In practice, the contractor handles this. Our network contractors know the notification process for Stoke-on-Trent City Council, Newcastle-under-Lyme Borough Council and Staffordshire Moorlands District Council, and will file the paperwork on your behalf as part of the job. Don’t skip this step — unreported emergency work on a TPO’d tree can be challenged retrospectively if the council decides the work went further than was strictly necessary for safety.
The emergency exception covers what is necessary to remove the immediate danger. It doesn’t cover, for example, felling the rest of a tree that’s only partly damaged, or taking down a neighbouring tree because it might fail in a future storm. Those decisions go through the normal consent process.

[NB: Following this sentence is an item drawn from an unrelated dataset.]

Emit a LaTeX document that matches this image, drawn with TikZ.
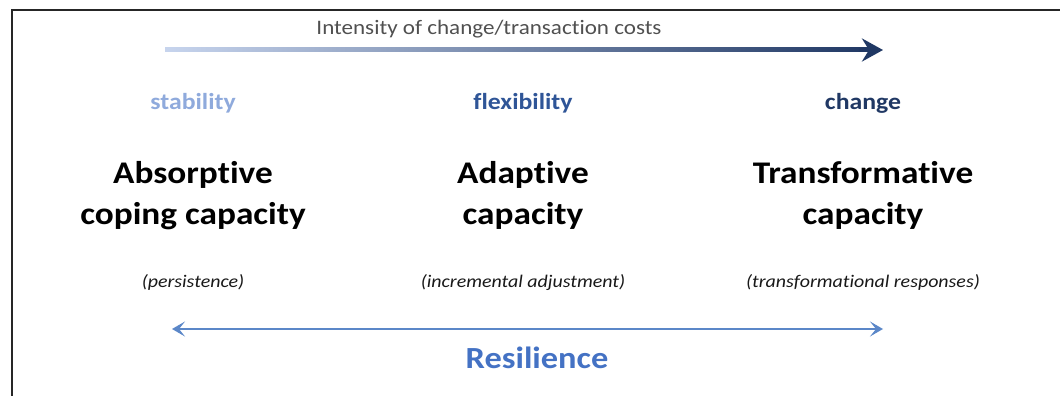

What insurance will and will not cover
UK home insurance typically covers storm damage under the "storm" peril, but the scope varies. What’s usually covered: emergency make-safe to remove immediate danger; clearance of fallen tree material from the insured property; repair of buildings (house, outbuildings, walls, fences) damaged by the fall; alternative accommodation if the damage makes part of the house unusable.
What’s often not covered: the full cost of felling a partly damaged tree that’s still standing (this is often classed as maintenance); landscape replacement — most policies will pay to clear a fallen tree, but not to replant; trees that were already in poor condition before the storm. Insurers will, in some cases, ask for a tree-condition survey if they suspect the tree was dangerous before the storm and the failure was a matter of when not if.
Some policies require winds to have exceeded a stated threshold (commonly 55 mph) at the nearest weather station for storm cover to engage. If the wind on the night was below that threshold, the failure may be treated as an "accidental damage" claim instead, which sits under a different excess and may not be covered on a base policy.
Read the storm-peril wording on your own policy before you need it, not after.